Sample Two-Week Sprint Timetable
Below is a compact example you can adapt to your own needs. The emphasis is on short, intense practice blocks, alternating subjects, and at least one timed mock every three days.
| Day | Morning (2–3 hrs) | Afternoon (2 hrs) | Evening (1–2 hrs) |
|---|---|---|---|
| Day 1 | High-priority theory chapter (read + 1 worked example) | Practice 2 application problems | Flashcards & formula sheet update |
| Day 2 | Problem-heavy chapter (timed practice) | Short revision of a second subject (definitions) | Past-paper question on chapter topics |
| Day 3 | Full-length mock (paper simulation) | Mock marking and error analysis | Restorative review: fix top 3 errors |
| Day 4 | Revise a different high-weight chapter | Diagram practice / map work | Group of short questions from book |
| Day 5 | Numeric practice (timed sets) | Short theory read + quick recall | Flashcard review |
| Day 6 | Full-length mock (different paper) | Mark & categorise mistakes | Plan next two days based on errors |
| Day 7 | Light review: summaries & rest | Active recall: write one-page summaries | Short problem set |
| Day 8–14 | Rotate: strong-subject maintenance + weak-subject repair | Full-length mock every third day + marking | Evening consolidation & formula flashcards |
Tailor the timetable by swapping subjects in the morning slots for your personal peak focus times. Short, repeated retrieval practice works better than one long passive read.

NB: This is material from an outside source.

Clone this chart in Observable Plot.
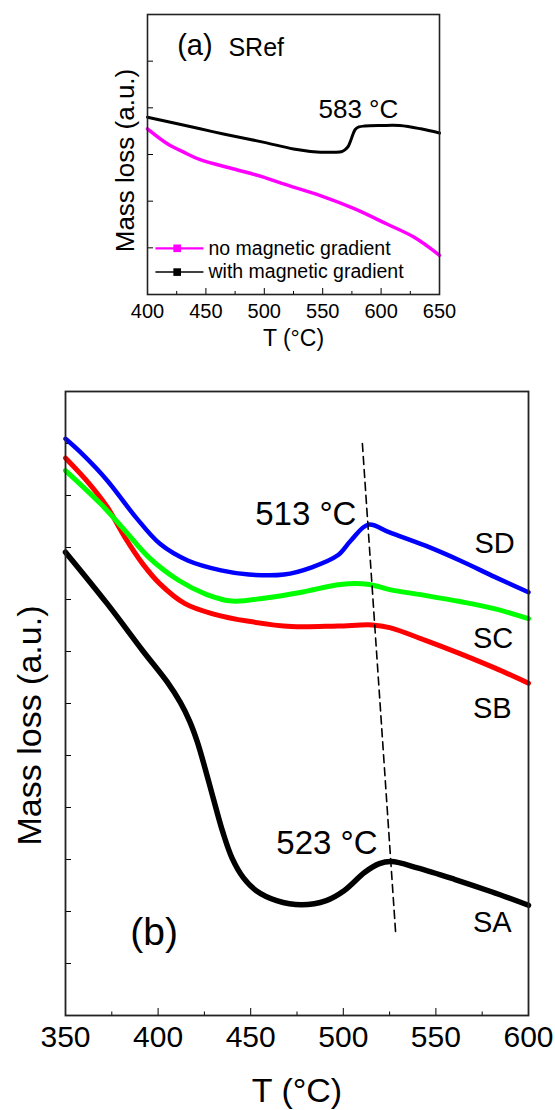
<!DOCTYPE html>
<html><head><meta charset="utf-8">
<script src="https://cdn.jsdelivr.net/npm/d3@7"></script>
<script src="https://cdn.jsdelivr.net/npm/@observablehq/plot@0.6"></script>
<style>body{margin:0;background:#fff;} #chart svg{display:block;}</style>
</head><body><div id="chart"></div>
<script>
// ---------- Panel (a): SRef ----------
const aNoGradT = [400, 417, 431, 445, 474, 500, 515, 548, 577, 605, 628, 650];
const aNoGradY = [3.55, 3.23, 3.05, 2.89, 2.69, 2.51, 2.38, 2.12, 1.84, 1.51, 1.23, 0.84];
const aWithGradT = [400, 445, 465, 500, 525, 548, 560, 566, 569, 572, 574, 576, 578, 581, 586, 600, 616, 634, 650];
const aWithGradY = [3.80, 3.55, 3.44, 3.26, 3.12, 3.05, 3.05, 3.06, 3.10, 3.18, 3.30, 3.44, 3.54, 3.59, 3.61, 3.62, 3.62, 3.55, 3.46];
const aXMajor = [400, 450, 500, 550, 600, 650];
const aXMinor = [425, 475, 525, 575, 625];
const aYTicks = [1, 2, 3, 4, 5];
const aLegendNames = ["no magnetic gradient", "with magnetic gradient"];

// ---------- Panel (b): SA-SD ----------
const sdT = [350, 359, 372.5, 388, 401, 416, 434, 449, 468, 483, 497, 504, 513.5, 525, 544, 563, 582, 600];
const sdY = [11.09, 10.80, 10.29, 9.58, 9.07, 8.75, 8.56, 8.48, 8.48, 8.62, 8.85, 9.13, 9.44, 9.29, 9.04, 8.75, 8.43, 8.14];
const scT = [350, 369, 382, 395, 411, 426, 440, 458, 477.5, 498.5, 514, 525, 544, 563, 582, 600];
const scY = [10.48, 9.84, 9.33, 8.81, 8.37, 8.10, 7.97, 8.03, 8.14, 8.29, 8.29, 8.19, 8.08, 7.96, 7.82, 7.63];
const sbT = [350, 363, 372.5, 382, 391.6, 401, 414.5, 430, 449, 472, 497, 515.6, 525, 544, 563, 582, 600];
const sbY = [10.72, 10.22, 9.78, 9.20, 8.69, 8.30, 7.92, 7.72, 7.58, 7.48, 7.49, 7.51, 7.46, 7.22, 6.96, 6.68, 6.39];
const saT = [350, 372.5, 391.6, 405, 412, 417, 421, 425, 430, 435, 440, 446, 453, 464, 477.5, 490.8, 500.4, 511.8, 519.5, 526, 540, 560, 580, 600];
const saY = [8.91, 7.92, 7.02, 6.41, 6.02, 5.66, 5.28, 4.80, 4.15, 3.52, 3.02, 2.65, 2.40, 2.21, 2.13, 2.21, 2.40, 2.76, 2.92, 2.96, 2.84, 2.62, 2.38, 2.12];
const guideT = [510.3, 528.3];
const guideY = [11.0, 1.57];
const bXMajor = [350, 400, 450, 500, 550, 600];
const bXMinor = [375, 425, 475, 525, 575];
const bYTicks = [1, 2, 3, 4, 5, 6, 7, 8, 9, 10, 11];

const FONT = "'Liberation Sans', Arial, Helvetica, sans-serif";
const rows = (T, Y) => T.map((t, i) => ({T: t, y: Y[i]}));
const blank = () => "";

// annotations (data coordinates)
const aNotes = [
  {text: "(a)", T: 425.4, y: 5.14, size: 29},
  {text: "SRef", T: 469.3, y: 5.12, size: 25},
  {text: "583 °C", T: 546.4, y: 3.79, size: 26}
];
const aLegend = [
  {name: aLegendNames[0], color: "#ff00ff", y: 0.99, w: 2.2},
  {name: aLegendNames[1], color: "#000000", y: 0.48, w: 1.5}
];
const bNotesEnd = [
  {text: "513 °C", T: 507.1, y: 9.44},
  {text: "523 °C", T: 518.5, y: 3.10}
];
const bNotesStart = [
  {text: "SD", T: 570.8, y: 8.90},
  {text: "SC", T: 570, y: 7.06},
  {text: "SB", T: 570, y: 5.73},
  {text: "SA", T: 570, y: 1.60}
];

const plotA = Plot.plot({
  width: 555, height: 360,
  marginLeft: 147, marginRight: 116, marginTop: 14, marginBottom: 66,
  x: {domain: [400, 650]}, y: {domain: [0, 6]},
  style: {fontFamily: FONT, background: "white", overflow: "visible", color: "#000"},
  marks: [
    Plot.axisX({ticks: aXMajor, tickSize: -6, tickPadding: 15, fontSize: 20, label: null}),
    Plot.axisX({ticks: aXMinor, tickSize: -3, tickFormat: blank, label: null}),
    Plot.axisY({ticks: aYTicks, tickSize: -6, tickFormat: blank, label: null}),
    Plot.line(rows(aNoGradT, aNoGradY), {x: "T", y: "y", stroke: "#ff00ff", strokeWidth: 3.5, curve: "catmull-rom"}),
    Plot.line(rows(aWithGradT, aWithGradY), {x: "T", y: "y", stroke: "#000", strokeWidth: 3, curve: "catmull-rom"}),
    Plot.text(aNotes, {x: "T", y: "y", text: "text", fontSize: (d) => d.size, textAnchor: "start", lineAnchor: "bottom"}),
    Plot.link(aLegend, {x1: 406.8, x2: 447.9, y1: "y", y2: "y", stroke: "color", strokeWidth: "w"}),
    Plot.dot(aLegend, {x: 425.4, y: "y", symbol: "square", r: 4.3, fill: "color", stroke: "none"}),
    Plot.text(aLegend, {x: 452.2, y: "y", text: "name", fontSize: 19.5, textAnchor: "start", lineAnchor: "middle"}),
    Plot.text(["Mass loss (a.u.)"], {frameAnchor: "left", rotate: -90, dx: -14, dy: 6, textAnchor: "middle", lineAnchor: "bottom", fontSize: 26}),
    Plot.text(["T (°C)"], {frameAnchor: "bottom", dy: 51, textAnchor: "middle", lineAnchor: "bottom", fontSize: 23}),
    Plot.frame({stroke: "#222", strokeWidth: 1.6})
  ]
});

const plotB = Plot.plot({
  width: 555, height: 750,
  marginLeft: 65, marginRight: 27, marginTop: 31, marginBottom: 95,
  x: {domain: [350, 600]}, y: {domain: [0, 12]},
  style: {fontFamily: FONT, background: "white", overflow: "visible", color: "#000"},
  marks: [
    Plot.axisX({ticks: bXMajor, tickSize: -7, tickPadding: 17, fontSize: 30, label: null}),
    Plot.axisX({ticks: bXMinor, tickSize: -3.5, tickFormat: blank, label: null}),
    Plot.axisY({ticks: bYTicks, tickSize: -6, tickFormat: blank, label: null}),
    Plot.line(rows(saT, saY), {x: "T", y: "y", stroke: "#000", strokeWidth: 5.5, curve: "catmull-rom"}),
    Plot.line(rows(sbT, sbY), {x: "T", y: "y", stroke: "#ff0000", strokeWidth: 5, curve: "catmull-rom"}),
    Plot.line(rows(scT, scY), {x: "T", y: "y", stroke: "#00ff00", strokeWidth: 5, curve: "catmull-rom"}),
    Plot.line(rows(sdT, sdY), {x: "T", y: "y", stroke: "#0000ff", strokeWidth: 4.5, curve: "catmull-rom"}),
    Plot.line(rows(guideT, guideY), {x: "T", y: "y", stroke: "#000", strokeWidth: 1.6, strokeDasharray: "8,5"}),
    Plot.text(bNotesEnd, {x: "T", y: "y", text: "text", fontSize: 33, textAnchor: "end", lineAnchor: "bottom"}),
    Plot.text(bNotesStart, {x: "T", y: "y", text: "text", fontSize: 29, textAnchor: "start", lineAnchor: "bottom"}),
    Plot.text(["(b)"], {x: 385, y: 1.35, fontSize: 39, textAnchor: "start", lineAnchor: "bottom"}),
    Plot.text(["Mass loss (a.u.)"], {frameAnchor: "left", rotate: -90, dx: -25, dy: 22, textAnchor: "middle", lineAnchor: "bottom", fontSize: 34}),
    Plot.text(["T (°C)"], {frameAnchor: "bottom", dy: 86, textAnchor: "middle", lineAnchor: "bottom", fontSize: 34}),
    Plot.frame({stroke: "#222", strokeWidth: 1.8})
  ]
});

const host = document.getElementById("chart");
host.appendChild(plotA);
host.appendChild(plotB);
</script>
</body></html>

Adjusting for strengths and weaknesses
- Strong subject: reduce study blocks to maintenance and timed application practice.
- Weak subject: increase hands-on problem practice and model-answer writing, then retest quickly.
When One-to-One Help Multiplies Book Learning
If you find a recurring conceptual gap or need disciplined feedback on mock marking, targeted tutoring can be a force multiplier. For many students, short bursts of personalised guidance cut weeks off the time it would take to close a gap alone. Sparkl‘s personalised tutoring offers 1-on-1 guidance, tailored study plans, expert tutors, and AI-driven insights that help convert book practice into reliable exam performance.
Use tutoring selectively: ask for a single focused session on one recurring error type (for example, structuring long answers or improving numerical accuracy) and return to book practice immediately after to consolidate the improvement. The ideal blend is book-first, tutor-supported, then book-practiced again.
Common Mistakes to Avoid During Quick Revision
- Trying to relearn the whole syllabus instead of consolidating core concepts and high-yield problems.
- Neglecting full-length mocks — short drills are useful, but only full papers replicate exam pacing.
- Relying on passive reading; active recall, handwriting answers, and practising under timed conditions are crucial.
- Ignoring presentation: neatness, labeled diagrams, and clear stepwise solutions attract marks.
- Cribbing long answers without understanding; the board rewards clear reasoning over rote recitation.
Quick Revision Checklist
- Have a one-page formula/summary sheet per subject ready to review each morning.
- Complete at least two full-length timed mocks in your last revision fortnight and mark them strictly.
- Practice presentation: use headings, numbered points, and labeled diagrams where relevant.
- Prioritise high-frequency question types from your ISC books and specimen sections.
- Identify top three recurring errors from mocks and plan a short drill to remove each.
- Keep a short sleep, nutrition, and light exercise routine to maintain cognitive sharpness.
- Use sticky notes to flag model solutions and quick-reference pages in your books.
- Revise practical/project recordings and prepare succinct project summaries for viva or internal assessment.
- Switch between subjects to avoid fatigue and maximize retention through spaced repetition.
- End each day with five minutes of active recall from the day’s study — it’s surprisingly powerful.
Final academic point
Quick revision with ISC books succeeds when you prioritise alignment with the syllabus, practise presentation under timed conditions, and turn worked examples into reproducible exam habits; measured, book-centred practice and disciplined mock-test review transform last-minute effort into reliable performance.